Work to complete = Copy all of the material word for word, except for the pictures.

Dataset excerpt =

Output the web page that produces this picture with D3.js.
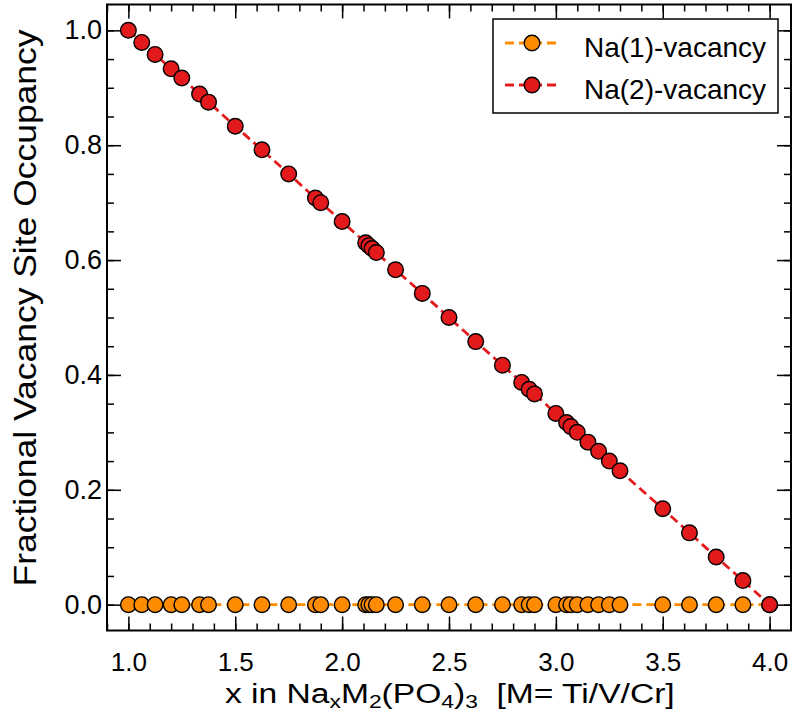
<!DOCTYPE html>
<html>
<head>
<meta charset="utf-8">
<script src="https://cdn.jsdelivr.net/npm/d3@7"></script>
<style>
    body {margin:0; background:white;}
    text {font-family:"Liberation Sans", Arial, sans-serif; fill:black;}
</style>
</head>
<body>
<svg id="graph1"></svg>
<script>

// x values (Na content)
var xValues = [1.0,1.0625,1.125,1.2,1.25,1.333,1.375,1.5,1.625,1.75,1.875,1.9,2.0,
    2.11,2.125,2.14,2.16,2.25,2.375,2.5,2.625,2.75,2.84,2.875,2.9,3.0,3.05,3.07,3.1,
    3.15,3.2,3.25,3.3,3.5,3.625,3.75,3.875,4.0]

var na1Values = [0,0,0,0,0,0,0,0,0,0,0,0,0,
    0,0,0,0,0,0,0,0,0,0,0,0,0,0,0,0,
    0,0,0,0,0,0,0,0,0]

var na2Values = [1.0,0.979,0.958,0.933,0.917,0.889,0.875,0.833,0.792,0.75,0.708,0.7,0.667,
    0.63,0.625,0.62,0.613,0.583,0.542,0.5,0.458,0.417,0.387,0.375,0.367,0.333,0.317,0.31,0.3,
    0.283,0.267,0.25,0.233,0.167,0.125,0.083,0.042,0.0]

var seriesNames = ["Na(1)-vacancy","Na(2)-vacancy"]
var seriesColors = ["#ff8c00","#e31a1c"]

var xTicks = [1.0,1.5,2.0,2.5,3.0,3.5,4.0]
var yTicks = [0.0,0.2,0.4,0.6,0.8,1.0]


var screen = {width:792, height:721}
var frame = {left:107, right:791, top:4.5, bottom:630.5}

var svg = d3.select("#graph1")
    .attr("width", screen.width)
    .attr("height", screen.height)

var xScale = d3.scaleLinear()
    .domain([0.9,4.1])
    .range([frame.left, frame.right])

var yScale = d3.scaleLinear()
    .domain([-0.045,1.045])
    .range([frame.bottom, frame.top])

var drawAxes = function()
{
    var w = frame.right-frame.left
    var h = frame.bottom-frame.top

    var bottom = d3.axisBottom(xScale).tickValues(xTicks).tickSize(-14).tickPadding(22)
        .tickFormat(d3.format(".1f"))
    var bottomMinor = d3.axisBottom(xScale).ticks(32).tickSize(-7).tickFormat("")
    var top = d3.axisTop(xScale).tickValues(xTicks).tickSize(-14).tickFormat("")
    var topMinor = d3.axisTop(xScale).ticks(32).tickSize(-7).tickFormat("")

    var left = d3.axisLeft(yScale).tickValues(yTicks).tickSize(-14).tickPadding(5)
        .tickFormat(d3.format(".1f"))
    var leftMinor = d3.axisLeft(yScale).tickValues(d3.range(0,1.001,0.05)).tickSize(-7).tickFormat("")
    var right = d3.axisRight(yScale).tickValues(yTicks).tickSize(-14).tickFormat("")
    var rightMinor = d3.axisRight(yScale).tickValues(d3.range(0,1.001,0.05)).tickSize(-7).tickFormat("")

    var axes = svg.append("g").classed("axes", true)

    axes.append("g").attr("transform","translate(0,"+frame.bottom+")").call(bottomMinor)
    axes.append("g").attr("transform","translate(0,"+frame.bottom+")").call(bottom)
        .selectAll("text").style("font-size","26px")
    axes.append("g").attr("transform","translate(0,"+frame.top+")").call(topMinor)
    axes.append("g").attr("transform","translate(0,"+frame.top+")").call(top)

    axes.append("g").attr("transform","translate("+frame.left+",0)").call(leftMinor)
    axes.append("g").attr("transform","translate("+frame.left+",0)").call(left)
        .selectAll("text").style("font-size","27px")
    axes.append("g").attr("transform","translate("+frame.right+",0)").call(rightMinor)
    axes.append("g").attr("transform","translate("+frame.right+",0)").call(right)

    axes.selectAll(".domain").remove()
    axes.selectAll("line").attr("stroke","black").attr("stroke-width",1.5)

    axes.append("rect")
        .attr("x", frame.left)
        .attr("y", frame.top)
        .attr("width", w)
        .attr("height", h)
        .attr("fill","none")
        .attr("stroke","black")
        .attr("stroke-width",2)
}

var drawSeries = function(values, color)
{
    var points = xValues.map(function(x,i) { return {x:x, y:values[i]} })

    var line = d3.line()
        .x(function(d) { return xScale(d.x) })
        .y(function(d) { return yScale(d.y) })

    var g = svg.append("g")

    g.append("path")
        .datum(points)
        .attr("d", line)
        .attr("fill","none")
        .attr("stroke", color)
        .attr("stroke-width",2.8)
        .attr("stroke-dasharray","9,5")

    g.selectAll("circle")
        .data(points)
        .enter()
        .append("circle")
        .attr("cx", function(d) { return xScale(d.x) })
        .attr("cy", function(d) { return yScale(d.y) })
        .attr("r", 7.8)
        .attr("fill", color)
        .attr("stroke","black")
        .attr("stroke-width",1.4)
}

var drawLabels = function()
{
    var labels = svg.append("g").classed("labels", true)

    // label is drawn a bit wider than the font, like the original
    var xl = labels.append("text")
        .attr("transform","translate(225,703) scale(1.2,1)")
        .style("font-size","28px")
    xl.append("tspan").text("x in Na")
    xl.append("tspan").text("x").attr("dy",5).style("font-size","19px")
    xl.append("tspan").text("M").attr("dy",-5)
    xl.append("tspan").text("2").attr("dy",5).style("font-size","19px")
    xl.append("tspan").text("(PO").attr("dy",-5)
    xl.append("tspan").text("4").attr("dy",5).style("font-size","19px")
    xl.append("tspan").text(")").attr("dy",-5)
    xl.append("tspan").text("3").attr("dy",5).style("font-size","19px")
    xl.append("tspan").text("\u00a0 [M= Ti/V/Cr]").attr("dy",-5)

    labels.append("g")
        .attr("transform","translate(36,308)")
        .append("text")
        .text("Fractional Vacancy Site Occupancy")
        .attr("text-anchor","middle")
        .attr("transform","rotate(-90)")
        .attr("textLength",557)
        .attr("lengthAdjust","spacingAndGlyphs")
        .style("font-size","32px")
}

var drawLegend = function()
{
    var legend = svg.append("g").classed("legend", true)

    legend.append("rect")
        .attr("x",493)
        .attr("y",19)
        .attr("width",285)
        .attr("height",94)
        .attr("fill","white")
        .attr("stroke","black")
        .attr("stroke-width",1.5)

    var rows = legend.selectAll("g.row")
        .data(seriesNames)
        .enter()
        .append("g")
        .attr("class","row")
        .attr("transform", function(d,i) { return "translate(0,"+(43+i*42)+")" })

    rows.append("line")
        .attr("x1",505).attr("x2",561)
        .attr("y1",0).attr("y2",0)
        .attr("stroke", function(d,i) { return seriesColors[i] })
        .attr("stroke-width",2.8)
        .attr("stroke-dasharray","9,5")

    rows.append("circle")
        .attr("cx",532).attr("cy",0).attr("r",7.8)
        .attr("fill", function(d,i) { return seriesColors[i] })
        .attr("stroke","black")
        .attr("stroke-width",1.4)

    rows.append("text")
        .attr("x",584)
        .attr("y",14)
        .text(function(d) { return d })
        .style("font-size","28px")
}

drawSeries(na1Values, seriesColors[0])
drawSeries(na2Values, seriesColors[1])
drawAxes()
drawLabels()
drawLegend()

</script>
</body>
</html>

Full response =
Output the web page that produces this picture with D3.js.
<!DOCTYPE html>
<html>
<head>
<meta charset="utf-8">
<script src="https://cdn.jsdelivr.net/npm/d3@7"></script>
<style>
    body {margin:0; background:white;}
    text {font-family:"Liberation Sans", Arial, sans-serif; fill:black;}
</style>
</head>
<body>
<svg id="graph1"></svg>
<script>

// x values (Na content)
var xValues = [1.0,1.0625,1.125,1.2,1.25,1.333,1.375,1.5,1.625,1.75,1.875,1.9,2.0,
    2.11,2.125,2.14,2.16,2.25,2.375,2.5,2.625,2.75,2.84,2.875,2.9,3.0,3.05,3.07,3.1,
    3.15,3.2,3.25,3.3,3.5,3.625,3.75,3.875,4.0]

var na1Values = [0,0,0,0,0,0,0,0,0,0,0,0,0,
    0,0,0,0,0,0,0,0,0,0,0,0,0,0,0,0,
    0,0,0,0,0,0,0,0,0]

var na2Values = [1.0,0.979,0.958,0.933,0.917,0.889,0.875,0.833,0.792,0.75,0.708,0.7,0.667,
    0.63,0.625,0.62,0.613,0.583,0.542,0.5,0.458,0.417,0.387,0.375,0.367,0.333,0.317,0.31,0.3,
    0.283,0.267,0.25,0.233,0.167,0.125,0.083,0.042,0.0]

var seriesNames = ["Na(1)-vacancy","Na(2)-vacancy"]
var seriesColors = ["#ff8c00","#e31a1c"]

var xTicks = [1.0,1.5,2.0,2.5,3.0,3.5,4.0]
var yTicks = [0.0,0.2,0.4,0.6,0.8,1.0]


var screen = {width:792, height:721}
var frame = {left:107, right:791, top:4.5, bottom:630.5}

var svg = d3.select("#graph1")
    .attr("width", screen.width)
    .attr("height", screen.height)

var xScale = d3.scaleLinear()
    .domain([0.9,4.1])
    .range([frame.left, frame.right])

var yScale = d3.scaleLinear()
    .domain([-0.045,1.045])
    .range([frame.bottom, frame.top])

var drawAxes = function()
{
    var w = frame.right-frame.left
    var h = frame.bottom-frame.top

    var bottom = d3.axisBottom(xScale).tickValues(xTicks).tickSize(-14).tickPadding(22)
        .tickFormat(d3.format(".1f"))
    var bottomMinor = d3.axisBottom(xScale).ticks(32).tickSize(-7).tickFormat("")
    var top = d3.axisTop(xScale).tickValues(xTicks).tickSize(-14).tickFormat("")
    var topMinor = d3.axisTop(xScale).ticks(32).tickSize(-7).tickFormat("")

    var left = d3.axisLeft(yScale).tickValues(yTicks).tickSize(-14).tickPadding(5)
        .tickFormat(d3.format(".1f"))
    var leftMinor = d3.axisLeft(yScale).tickValues(d3.range(0,1.001,0.05)).tickSize(-7).tickFormat("")
    var right = d3.axisRight(yScale).tickValues(yTicks).tickSize(-14).tickFormat("")
    var rightMinor = d3.axisRight(yScale).tickValues(d3.range(0,1.001,0.05)).tickSize(-7).tickFormat("")

    var axes = svg.append("g").classed("axes", true)

    axes.append("g").attr("transform","translate(0,"+frame.bottom+")").call(bottomMinor)
    axes.append("g").attr("transform","translate(0,"+frame.bottom+")").call(bottom)
        .selectAll("text").style("font-size","26px")
    axes.append("g").attr("transform","translate(0,"+frame.top+")").call(topMinor)
    axes.append("g").attr("transform","translate(0,"+frame.top+")").call(top)

    axes.append("g").attr("transform","translate("+frame.left+",0)").call(leftMinor)
    axes.append("g").attr("transform","translate("+frame.left+",0)").call(left)
        .selectAll("text").style("font-size","27px")
    axes.append("g").attr("transform","translate("+frame.right+",0)").call(rightMinor)
    axes.append("g").attr("transform","translate("+frame.right+",0)").call(right)

    axes.selectAll(".domain").remove()
    axes.selectAll("line").attr("stroke","black").attr("stroke-width",1.5)

    axes.append("rect")
        .attr("x", frame.left)
        .attr("y", frame.top)
        .attr("width", w)
        .attr("height", h)
        .attr("fill","none")
        .attr("stroke","black")
        .attr("stroke-width",2)
}

var drawSeries = function(values, color)
{
    var points = xValues.map(function(x,i) { return {x:x, y:values[i]} })

    var line = d3.line()
        .x(function(d) { return xScale(d.x) })
        .y(function(d) { return yScale(d.y) })

    var g = svg.append("g")

    g.append("path")
        .datum(points)
        .attr("d", line)
        .attr("fill","none")
        .attr("stroke", color)
        .attr("stroke-width",2.8)
        .attr("stroke-dasharray","9,5")

    g.selectAll("circle")
        .data(points)
        .enter()
        .append("circle")
        .attr("cx", function(d) { return xScale(d.x) })
        .attr("cy", function(d) { return yScale(d.y) })
        .attr("r", 7.8)
        .attr("fill", color)
        .attr("stroke","black")
        .attr("stroke-width",1.4)
}

var drawLabels = function()
{
    var labels = svg.append("g").classed("labels", true)

    // label is drawn a bit wider than the font, like the original
    var xl = labels.append("text")
        .attr("transform","translate(225,703) scale(1.2,1)")
        .style("font-size","28px")
    xl.append("tspan").text("x in Na")
    xl.append("tspan").text("x").attr("dy",5).style("font-size","19px")
    xl.append("tspan").text("M").attr("dy",-5)
    xl.append("tspan").text("2").attr("dy",5).style("font-size","19px")
    xl.append("tspan").text("(PO").attr("dy",-5)
    xl.append("tspan").text("4").attr("dy",5).style("font-size","19px")
    xl.append("tspan").text(")").attr("dy",-5)
    xl.append("tspan").text("3").attr("dy",5).style("font-size","19px")
    xl.append("tspan").text("\u00a0 [M= Ti/V/Cr]").attr("dy",-5)

    labels.append("g")
        .attr("transform","translate(36,308)")
        .append("text")
        .text("Fractional Vacancy Site Occupancy")
        .attr("text-anchor","middle")
        .attr("transform","rotate(-90)")
        .attr("textLength",557)
        .attr("lengthAdjust","spacingAndGlyphs")
        .style("font-size","32px")
}

var drawLegend = function()
{
    var legend = svg.append("g").classed("legend", true)

    legend.append("rect")
        .attr("x",493)
        .attr("y",19)
        .attr("width",285)
        .attr("height",94)
        .attr("fill","white")
        .attr("stroke","black")
        .attr("stroke-width",1.5)

    var rows = legend.selectAll("g.row")
        .data(seriesNames)
        .enter()
        .append("g")
        .attr("class","row")
        .attr("transform", function(d,i) { return "translate(0,"+(43+i*42)+")" })

    rows.append("line")
        .attr("x1",505).attr("x2",561)
        .attr("y1",0).attr("y2",0)
        .attr("stroke", function(d,i) { return seriesColors[i] })
        .attr("stroke-width",2.8)
        .attr("stroke-dasharray","9,5")

    rows.append("circle")
        .attr("cx",532).attr("cy",0).attr("r",7.8)
        .attr("fill", function(d,i) { return seriesColors[i] })
        .attr("stroke","black")
        .attr("stroke-width",1.4)

    rows.append("text")
        .attr("x",584)
        .attr("y",14)
        .text(function(d) { return d })
        .style("font-size","28px")
}

drawSeries(na1Values, seriesColors[0])
drawSeries(na2Values, seriesColors[1])
drawAxes()
drawLabels()
drawLegend()

</script>
</body>
</html>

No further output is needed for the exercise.